* _WHAT THIS TASK INVOLVES_:
Copy exactly, and only, the lines below from the first through the one containing "minimum width=385pt, minimum", both included; pictures are omitted.

* _STORED DATA_:
• • • • • • •

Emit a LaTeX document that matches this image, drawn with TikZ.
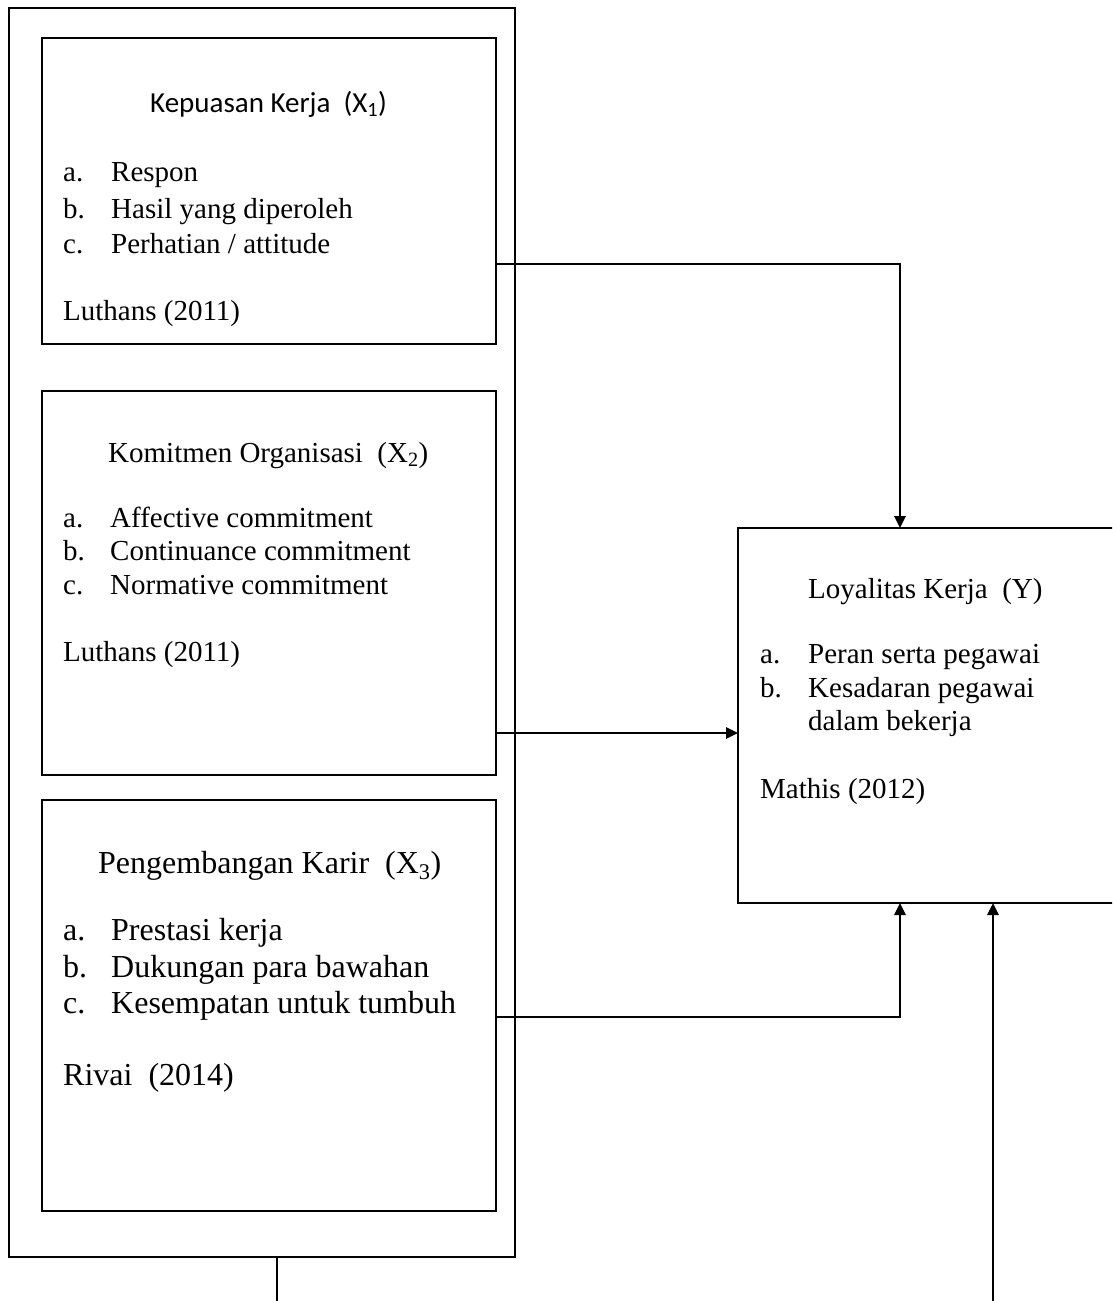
\documentclass[tikz,border=0pt]{standalone}
\usepackage{fontspec}
\setmainfont{Liberation Serif}
\newfontfamily\calfont{Carlito}
\usetikzlibrary{arrows.meta}
\begin{document}
\begin{tikzpicture}[x=1pt,y=-1pt,
  box/.style={draw, line width=2pt, inner sep=0pt, outer sep=0pt, anchor=north west},
  txt/.style={anchor=base west, inner sep=0pt, font=\fontsize{29}{34}\selectfont},
  bigtxt/.style={anchor=base west, inner sep=0pt, font=\fontsize{32}{38}\selectfont},
  conn/.style={line width=2.6pt, -{Triangle[length=12pt,width=11pt]}},
  plain/.style={line width=2.2pt}]
\useasboundingbox (0,0) rectangle (1112,1301);
\begin{scope}
\clip (0,0) rectangle (1112,1301);
% outer frame
\node[box, minimum width=506pt, minimum height=1249pt] (outer) at (9,8) {};
% inner boxes
\node[box, minimum width=454pt, minimum height=306pt] (b1) at (42,38) {};
\node[box, minimum width=454pt, minimum height=384pt] (b2) at (42,391) {};
\node[box, minimum width=454pt, minimum height=411pt] (b3) at (42,800) {};
% Y box
\node[box, minimum width=385pt, minimum height=375pt] (yb) at (738,528) {};

% box 1 text
\node[anchor=base west, inner sep=0pt, font=\calfont\fontsize{29}{34}\selectfont] (t1) at (150,112) {Kepuasan Kerja\ \ (X\textsubscript{1})};
\node[txt] (t1a) at (63,181) {a.};
\node[txt] (t1at) at (111,181) {Respon};
\node[txt] (t1b) at (63,218) {b.};
\node[txt] (t1bt) at (111,218) {Hasil yang diperoleh};
\node[txt] (t1c) at (63,253) {c.};
\node[txt] (t1ct) at (111,253) {Perhatian / attitude};
\node[txt] (t1r) at (63,320) {Luthans (2011)};

% box 2 text
\node[txt] (t2) at (108,462) {Komitmen Organisasi\ \ (X\textsubscript{2})};
\node[txt] (t2a) at (63,527) {a.};
\node[txt] (t2at) at (110,527) {Affective commitment};
\node[txt] (t2b) at (63,560) {b.};
\node[txt] (t2bt) at (110,560) {Continuance commitment};
\node[txt] (t2c) at (63,594) {c.};
\node[txt] (t2ct) at (110,594) {Normative commitment};
\node[txt] (t2r) at (63,661) {Luthans (2011)};

% box 3 text
\node[bigtxt] (t3) at (98,873) {Pengembangan Karir\ \ (X\textsubscript{3})};
\node[bigtxt] (t3a) at (63,940) {a.};
\node[bigtxt] (t3at) at (111,940) {Prestasi kerja};
\node[bigtxt] (t3b) at (63,977) {b.};
\node[bigtxt] (t3bt) at (111,977) {Dukungan para bawahan};
\node[bigtxt] (t3c) at (63,1013) {c.};
\node[bigtxt] (t3ct) at (111,1013) {Kesempatan untuk tumbuh};
\node[bigtxt] (t3r) at (63,1085) {Rivai\ \ (2014)};

% Y box text
\node[txt] (ty) at (808,598) {Loyalitas Kerja\ \ (Y)};
\node[txt] (tya) at (760,663) {a.};
\node[txt] (tyat) at (808,663) {Peran serta pegawai};
\node[txt] (tyb) at (760,697) {b.};
\node[txt] (tybt) at (808,697) {Kesadaran pegawai};
\node[txt] (tyb2) at (808,730) {dalam bekerja};
\node[txt] (tyr) at (760,798) {Mathis (2012)};

% connector coordinates
\coordinate (s1) at (b1.east |- 0,264);
\coordinate (e1) at (900,0 |- yb.north);
\coordinate (s2) at (b2.east |- 0,733);
\coordinate (e2) at (yb.west |- s2);
\coordinate (s3) at (b3.east |- 0,1017);
\coordinate (e3) at (900,0 |- yb.south);
\coordinate (e4) at (993,0 |- yb.south);
\coordinate (f4) at (993,1305);
\coordinate (o1) at (277,0 |- outer.south);
\coordinate (f1) at (277,1305);

\draw[conn] (s1) -| (e1);
\draw[conn] (s2) -- (e2);
\draw[conn] (s3) -| (e3);
\draw[conn] (f4) -- (e4);
\draw[plain] (o1) -- (f1);
\end{scope}
\end{tikzpicture}
\end{document}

• • • • • • •

* _ANSWER_:
Emit a LaTeX document that matches this image, drawn with TikZ.
\documentclass[tikz,border=0pt]{standalone}
\usepackage{fontspec}
\setmainfont{Liberation Serif}
\newfontfamily\calfont{Carlito}
\usetikzlibrary{arrows.meta}
\begin{document}
\begin{tikzpicture}[x=1pt,y=-1pt,
  box/.style={draw, line width=2pt, inner sep=0pt, outer sep=0pt, anchor=north west},
  txt/.style={anchor=base west, inner sep=0pt, font=\fontsize{29}{34}\selectfont},
  bigtxt/.style={anchor=base west, inner sep=0pt, font=\fontsize{32}{38}\selectfont},
  conn/.style={line width=2.6pt, -{Triangle[length=12pt,width=11pt]}},
  plain/.style={line width=2.2pt}]
\useasboundingbox (0,0) rectangle (1112,1301);
\begin{scope}
\clip (0,0) rectangle (1112,1301);
% outer frame
\node[box, minimum width=506pt, minimum height=1249pt] (outer) at (9,8) {};
% inner boxes
\node[box, minimum width=454pt, minimum height=306pt] (b1) at (42,38) {};
\node[box, minimum width=454pt, minimum height=384pt] (b2) at (42,391) {};
\node[box, minimum width=454pt, minimum height=411pt] (b3) at (42,800) {};
% Y box
\node[box, minimum width=385pt, minimum height=375pt] (yb) at (738,528) {};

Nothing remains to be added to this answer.